Gabriel accused McMurray and the GOP of "willfully twisting the persident's remark" and blamed Ryan for having "continued the misrepresentation" of what Obama actually said. But do Obama's actual words help him at all?
Joe the Plumber, meet Chris the Baker.
The Republican ticket has embraced a new small-business hero. On Wednesday, the owner of a bakery who last week turned away Vice President Joseph R. Biden Jr. introduced Representative Paul D. Ryan at a rally in this city where President Obama uttered his “You didn’t build that” remark.
Chris McMurray, the owner of Crumb and Get It Cookie Company with his wife, told a crowd at another small business, a hardware store, “We are gathered here today to send a message to the Obama-Biden team that we did build it.’’
Mr. McMurray said the Biden campaign approached him to ask if the vice president could drop by his cookie shop while campaigning, and he replied, “Nothing personal, but I just happened to disagree with the president and the vice president on a few things.”
Gabriel seemed petulant that conservative blogs had actually pushed an anti-Obama story into the public eye.
The story vaulted from local news to the Drudge Report and conservative blogs, and voilà, Mr. McMurray became the latest small-business owner spotlighted by the Romney-Ryan campaign in a monthlong hammering of Mr. Obama for supposed anti-business attitudes and policies.
Fact-checkers and the Obama campaign complain that Republicans are willfully twisting the president’s remark – he was referring to government investment in infrastructure, not denying entrepreneurs credit for their companies – but the line become just one of many yanked from context in an intensely heated political season.
Mr. Ryan’s account of Mr. Obama’s remarks continued the misrepresentation of what the president said on July 13 in front of a Roanoke firehouse. “He did say if you have a small business, you did not build that, someone else did,” Mr. Ryan said, after thanking Mr. McMurray for his spirited introduction, which had the crowd chanting “We built it! We built it!”
Here's the full quote of what Obama said in Norfolk, Va., since Gabriel couldn't be bothered to actually quote him, either in print or online:
If you were successful, somebody along the line gave you some help. There was a great teacher somewhere in your life. Somebody helped to create this unbelievable American system that we have that allowed you to thrive. Somebody invested in roads and bridges. If you've got a business -- you didn't build that.
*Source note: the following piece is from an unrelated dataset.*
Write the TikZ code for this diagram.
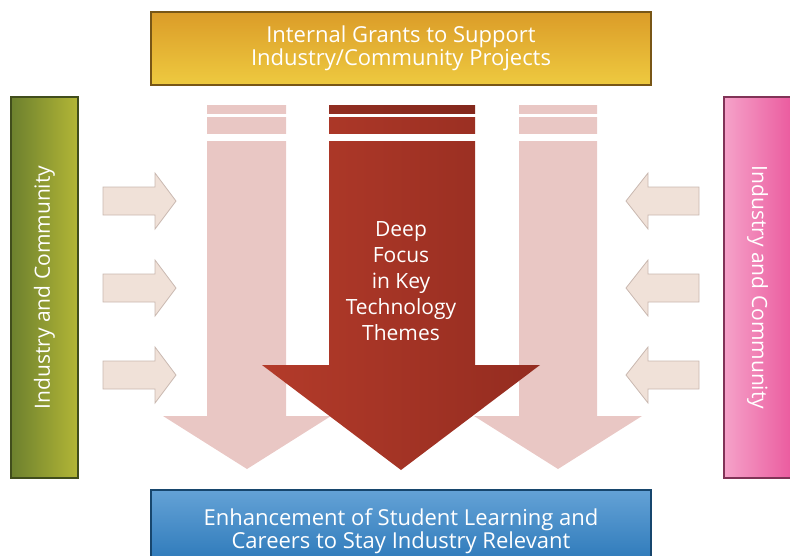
\documentclass[tikz,border=0pt]{standalone}
\usepackage{fontspec}
\setmainfont{Open Sans}
\usetikzlibrary{positioning}
\definecolor{grantTop}{HTML}{DB9C28}
\definecolor{grantBot}{HTML}{EECA40}
\definecolor{learnTop}{HTML}{64A2D6}
\definecolor{learnBot}{HTML}{2674B6}
\definecolor{oliveL}{HTML}{6C802E}
\definecolor{oliveR}{HTML}{B3B636}
\definecolor{pinkL}{HTML}{F5A2C9}
\definecolor{pinkR}{HTML}{EB5C9F}
\definecolor{themeL}{HTML}{B33B2A}
\definecolor{themeM}{HTML}{BA412E}
\definecolor{themeR}{HTML}{942C20}
\definecolor{paleArrow}{HTML}{E9C7C4}
\definecolor{feedFill}{HTML}{F0E1D8}
\definecolor{feedEdge}{HTML}{C9B8B0}
\tikzset{
  every node/.append style={text=white},
  banner/.style={draw=#1, line width=1.4pt, inner sep=0pt, align=center,
    font=\fontsize{22}{21.5}\selectfont},
  sidebar/.style={draw=#1, line width=1.4pt, inner sep=0pt,
    minimum width=67pt, minimum height=381pt},
  sidetext/.style={font=\fontsize{21}{22}\selectfont},
  feed/.style={fill=feedFill, draw=feedEdge, line width=0.8pt, line join=miter},
  pale/.style={fill=paleArrow}
}
\begin{document}
\begin{tikzpicture}[x=1pt, y=-1pt]
\useasboundingbox (0,0) rectangle (790,555);

% background pale arrows
\fill[pale] (207,105) -- (286,105) -- (286,416) -- (331,416) -- (247,469)
  -- (163,416) -- (207,416) -- cycle;
\fill[pale] (519,105) -- (597,105) -- (597,416) -- (642,416) -- (558,469)
  -- (474,416) -- (519,416) -- cycle;

% central arrow
\shade[left color=themeL, middle color=themeM, right color=themeR]
  (329,105) -- (475,105) -- (475,365) -- (540,365) -- (401,470)
  -- (262,365) -- (329,365) -- cycle;
\fill[black, opacity=0.15] (329,105) rectangle (475,114);

% white cuts at the top of the shafts
\foreach \xa/\xb in {207/286, 329/475, 519/597} {
  \fill[white] (\xa-1,114) rectangle (\xb+1,117);
  \fill[white] (\xa-1,134) rectangle (\xb+1,141);
}

\node[align=center, font=\fontsize{21}{26}\selectfont] (theme) at (401,281)
  {Deep\\Focus\\in Key\\Technology\\Themes};

% side arrows
\foreach \y in {201,288,375} {
  \draw[feed] (103,\y-14) -- (155,\y-14) -- (155,\y-28) -- (176,\y)
    -- (155,\y+28) -- (155,\y+14) -- (103,\y+14) -- cycle;
  \draw[feed] (699,\y-14) -- (648,\y-14) -- (648,\y-28) -- (626,\y)
    -- (648,\y+28) -- (648,\y+14) -- (699,\y+14) -- cycle;
}

% top and bottom banners
\node[banner=grantTop!55!black, minimum width=500pt, minimum height=73pt,
  top color=grantTop, bottom color=grantBot] (grants) at (401,48.5)
  {Internal Grants to Support\\Industry/Community Projects};
\node[banner=learnBot!60!black, minimum width=500pt, minimum height=82pt,
  top color=learnTop, bottom color=learnBot] (learning) at (401,531)
  {Enhancement of Student Learning and\\Careers to Stay Industry Relevant};

% side bars
\node[sidebar=oliveL!60!black, left color=oliveL, right color=oliveR]
  (partnerL) at (44.5,287.5) {};
\node[sidetext, rotate=90] (partnerLtext) at (partnerL.center)
  {Industry and Community};
\node[sidebar=pinkR!55!black, left color=pinkL, right color=pinkR]
  (partnerR) at (757.5,287.5) {};
\node[sidetext, rotate=-90] (partnerRtext) at (partnerR.center)
  {Industry and Community};

\end{tikzpicture}
\end{document}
Somebody else made that happen. The Internet didn't get invented on its own. Government research created the Internet so that all the companies could make money off the Internet.
Where's the "misrepresentation"?
(Two weeks ago, Gabriel's colleague Michael Shear also dubiously defended Obama's "you didn't build that" remark.)
The Thursday morning print version of Gabriel's post is shorter and toned down some of the slanted language but added a kicker, digging up the fact that McMurray filed for bankruptcy in 2009. Times reporter Larry Rohter smeared "Joe the Plumber" in similar fahsion for having the audacity to challenge candidate Barack Obama on the campaign trail in Toledo, Ohio.